Some idea of that agenda is given by this old report, July 8, 1996: Neoconservative Think Tank Advocates Aggressive Israeli Foreign Policy which provides clues as to where Netanyahu will be coming from.
The Institute for Advanced Strategic and Political Studies, an Israeli think tank, published a paper titled “A Clean Break: A New Strategy for Securing the Realm.” [Washington Times, 10/7/2002; Chicago Sun-Times, 3/6/2003] The paper, whose lead author is neoconservative Richard Perle, is meant to advise the new, right-wing Israeli Prime Minister Benjamin Netanyahu. Other authors include: (Richard Perle was primarily responsible for the content of the paper) Meyrav Wurmser, the future director of the neoconservative Hudson Institute’s Center for Middle East Policy; her husband David Wurmser, the future chief adviser for Middle East policy for future vice-president Dick Cheney; neoconservative Douglas Feith, who will be the prime architect of the Iraq war; and a number of lesser-known neoconservatives, including James Colbert, Charles Fairbanks, Jr., Jeffrey T. Bergner, Jonathan Torop, and Robert Loewenberg.
(Here are some papers by this group:)
Rebuilding Zionism by Abandoning Past Policies – It advocates making a complete break with past policies by adopting a strategy “based on an entirely new intellectual foundation, one that restores strategic initiative and provides the nation the room to engage every possible energy on rebuilding Zionism….” [Guardian, 9/3/2002]
Aggressive, Militant Israeli Policy towards Arab Neighbors – Much along the lines of an earlier paper by Israeli Oded Yinon (see February 1982), the document urges the Israelis to aggressively seek the downfall of their Arab neighbors–especially Syria and Iraq–by exploiting the inherent tensions within and among the Arab States. The first step is to be the removal of Saddam Hussein in Iraq. A war with Iraq will destabilize the entire Middle East, allowing governments in Syria, Iran, Lebanon, and other countries to be replaced. “Israel will not only contain its foes; it will transcend them,” the paper says. [Perle, 7/8/1996; Guardian, 9/3/2002; Carnegie Endowment for International Peace, 3/19/2003] Iraq is first on the list of nations to be transformed. Saddam Hussein must be overthrown, the authors say. But Iraq has long served as a counterweight to the Shi’ite theocracy of Iran; with the two at loggerheads, neither could pose as serious a threat to Israel as it could if not opposed by the other. To counter this, Perle and his co-authors propose restoring the Hashemites (an ancient Arab dynasty; King Faisal I of Iraq was a Hashemite) to power.
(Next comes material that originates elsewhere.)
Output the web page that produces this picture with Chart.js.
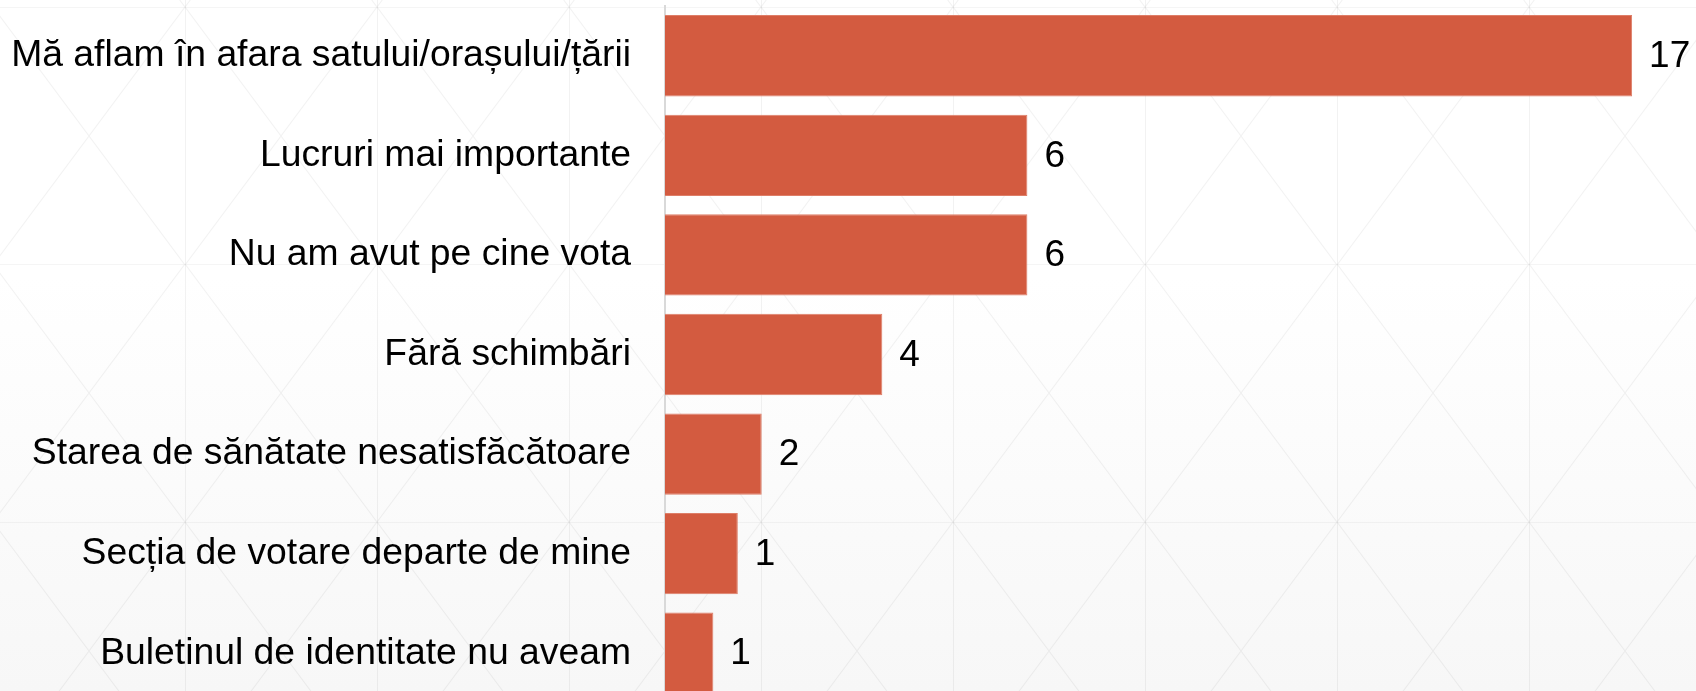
<!DOCTYPE html>
<html lang="ro">
<head>
<meta charset="utf-8">
<script src="https://cdn.jsdelivr.net/npm/chart.js@4"></script>
<style>
  html, body { margin: 0; padding: 0; width: 1696px; height: 691px; overflow: hidden; }
  body { background-color: #ffffff; }
  #wrap { position: absolute; left: 0; top: 0; width: 1696px; height: 703px; }
</style>
</head>
<body>
<div id="wrap"><canvas id="chart"></canvas></div>
<script>
// ---- data ----
const categories = [
  "Mă aflam în afara satului/orașului/țării",
  "Lucruri mai importante",
  "Nu am avut pe cine vota",
  "Fără schimbări",
  "Starea de sănătate nesatisfăcătoare",
  "Secția de votare departe de mine",
  "Buletinul de identitate nu aveam"
];
const shares = [17.0, 6.37, 6.37, 3.82, 1.70, 1.28, 0.85];
const xMin = 0;
const xMax = 18;

// ---- decorative page background (texture + soft gradient) ----
const tile = "<svg xmlns='http://www.w3.org/2000/svg' width='192' height='257.5'>" +
  "<path d='M0.5 0V257.5' stroke='rgba(0,0,0,0.05)' stroke-width='1' fill='none'/>" +
  "<path d='M0 0.5H192' stroke='rgba(0,0,0,0.04)' stroke-width='1' fill='none'/>" +
  "<path d='M0 0L192 257.5M192 0L0 257.5' stroke='rgba(0,0,0,0.05)' stroke-width='1' fill='none'/>" +
  "</svg>";
document.body.style.background =
  "url(\"data:image/svg+xml," + encodeURIComponent(tile) + "\") -7px 7px / 192px 257.5px repeat, " +
  "linear-gradient(#ffffff 0%, #ffffff 40%, #f7f7f7 100%)";

const FONT = "'Liberation Sans', Arial, Helvetica, sans-serif";
Chart.defaults.font.family = FONT;
Chart.defaults.color = "#000000";

const valueLabels = {
  id: "valueLabels",
  afterDatasetsDraw(chart) {
    const ctx = chart.ctx;
    const meta = chart.getDatasetMeta(0);
    ctx.save();
    ctx.font = "37px " + FONT;
    ctx.fillStyle = "#000000";
    ctx.textAlign = "left";
    ctx.textBaseline = "middle";
    meta.data.forEach((bar, i) => {
      const v = chart.data.datasets[0].data[i];
      ctx.fillText(String(Math.round(v)), bar.x + 17, bar.y + 1);
    });
    ctx.restore();
  }
};

new Chart(document.getElementById("chart"), {
  type: "bar",
  data: {
    labels: categories,
    datasets: [{
      data: shares,
      backgroundColor: "#D35B40",
      borderColor: "#DE7E68",
      borderWidth: 1,
      barPercentage: 0.817,
      categoryPercentage: 1.0
    }]
  },
  options: {
    indexAxis: "y",
    responsive: true,
    maintainAspectRatio: false,
    animation: false,
    events: [],
    layout: { padding: { top: 6, right: 7, bottom: 0, left: 0 } },
    plugins: { legend: { display: false }, tooltip: { enabled: false } },
    scales: {
      x: {
        display: false,
        min: xMin,
        max: xMax
      },
      y: {
        z: 1,
        grid: { display: false, drawTicks: false },
        border: { display: true, color: "#d9d9d9", width: 2 },
        ticks: {
          autoSkip: false,
          padding: 34,
          color: "#000000",
          font: { size: 37.3, family: FONT }
        },
        afterFit(scale) {
          scale.width = 665;
          scale.paddingTop = 0;
          scale.paddingBottom = 0;
          scale.paddingLeft = 0;
          scale.paddingRight = 0;
        }
      }
    }
  },
  plugins: [valueLabels]
});
</script>
</body>
</html>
Instead of the largely Shi’ite Iraqis aligning themselves with their fellow Shi’a in Iran after Hussein’s overthrow, the Hashemite government would align itself with the pro-Western Jordan, long a Hashemite regime. Unfortunately, the authors propose no plan to actually make such an extraordinary regime succession happen, nor do they seem concerned with some Iraqi Shi’ites’ alignment with Islamist terrorists or with many Shi’ites’ close ties to Iran. [Unger, 2007, pp. 145-148]
Abandoning Oslo Accords, Militant Palestinian Policy – Other suggestions for Israel include abandoning the Oslo Accords, developing a foreign policy based on a traditional balance of power strategy, reserving its right to invade the West Bank and Gaza Strip as part of a strategy of “self-defense,” abandoning any notion of “land for peace,” reestablishing a policy of preemptive strikes, forging closer ties to the US while taking steps towards self-reliance, and seeking an alternative to Yasser Arafat as leader of the PLO. [Perle, 7/8/1996]
Similar to American Christian Right’s Vision – According to author Craig Unger, the ideology of “ACB” is, in essence, a secularized version of the theology of the American Christian Right. Christian Zionists insist that Jews were ordained by God to reclaim the Biblican land of Judea and Samaria in the West Bank; the paper asserts that claim as well. The paper echoes Christian fundamentalists by demanding “the unconditional acceptance of Arabs of our rights, especially in their territorial dimension.” Perle and his fellow neoconservatives want to push the boundaries even further: the Bible can be interpreted to countenance Jewish dominion over all or parts of Egypt, Syria, Lebanon, Jordan, Iraq, and even Saudi Arabia. Thusly, the authors claim that Israel and the US, by waging war against Iraq, Syria, and Lebanon, would reshape the “strategic environment” in the Middle East and greatly expand Israel’s influence in the region.
Influence in Upcoming Bush Administration – Perle will later become chairman of President Bush’s influential Defense Policy Board and will be instrumental is moving Bush’s US policy toward war with Iraq after the 9/11 attacks, as will Feith and the Wurmsers. [Unger, 2007, pp. 145-148]
The Perle task force to advise Netanyahu was set up by the Jerusalem based Institute for Advanced Stategic and Political Studies, where Wurmser was working. A key part of the plan was to get the United States to pull out of peace negotiations and simply let Israel take care of the Palestinians as it saw fit. “Israel,” said the report, “can manage it’s own affairs. Such self-reliance will grant Israel greater freedom of action and remove a significant lever of pressure used against it in the past.”
This old material is not as old as one might think.’Peace for peace’ still remains Netanyahu’s vision for the Palestinians, even though it is now voiced as ‘economic peace.’
These Haaretz articles show that to be the case:
Netanyahu: I will hold peace talks with Palestinian Authority
Prime Minister-designate Benjamin Netanyahu vowed Wednesday to engage in peace negotiations with the Palestinian Authority, in an apparent bid to ease concerns that he will try to freeze past peace efforts once he takes office.
(snip)
Netanyahu has said in the past that instead of talking about contentious issues such as the status of Jerusalem, the first step to a lasting peace needs to be the fostering of the Palestinians’ economic situation.
Netanyahu’s opening gambit: A special body on ‘economic peace’
As soon as he is sworn in as Israel’s next prime minister, Benjamin Netanyahu plans to hold a series of consultations aimed at crystallizing his new government’s policy on the Palestinians.
Netanyahu’s first act toward this end will be the formation of an administrative body whose task is to promote economic peace with the Palestinians. The department will have a mandate to concentrate the government’s activities vis-a-vis the international community, particularly with the Quartet’s special envoy to the region, Tony Blair, and the Palestinian Authority. Netanyahu’s government will seek to advance some 25 economic initiatives in the West Bank.
As Yoggi Berra put it: it’s deja vu all over again. ‘No land for peace; peace for peace.’